Ahora los fanzines (aunque sigue habiéndolos de papel y es probable que vuelvan a proliferar) son páginas web, y los jóvenes no se reúnen a miles solo para cantar y ser cantados, sino para protestar contra la globalización neoliberal. Y la experiencia comunera se prolonga en las okupaciones, los colectivos, las redes; en las asambleas que llenan las ágoras de las que han desertado partidos y sindicatos; en las manifestaciones multitudinarias que recuperan las calles…
Internet, la telefonía móvil, los ordenadores personales y otras innovaciones tecnológicas recientes ponen al alcance de cada vez más gente unos medios de generación, reproducción y difusión de mensajes y productos culturales de todo tipo que antes estaban bajo el control absoluto del gran capital; se ha abierto una brecha en el oligopolio de la industria cultural y los medios de comunicación, y una nueva contracultura empieza a abrirse camino por ella (y al hacerlo va ensanchando la brecha).
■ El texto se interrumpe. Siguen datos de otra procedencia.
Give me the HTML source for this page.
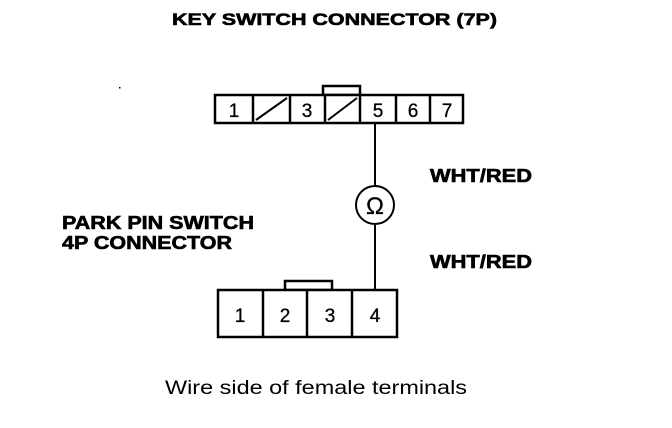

Para que esta “recontracultura” guerrillera pueda enfrentarse con éxito a los devastadores ejércitos de la cultura de masas y ponerse al servicio de la transformación radical de la sociedad, es imprescindible que esté en permanente y estrecho contacto con las organizaciones de base y las movilizaciones sociales, con las más genuinas y vitales manifestaciones de lo popular. Y en este sentido, la responsabilidad de quienes hemos hecho de la cultura y la comunicación nuestro oficio es mayor que nunca.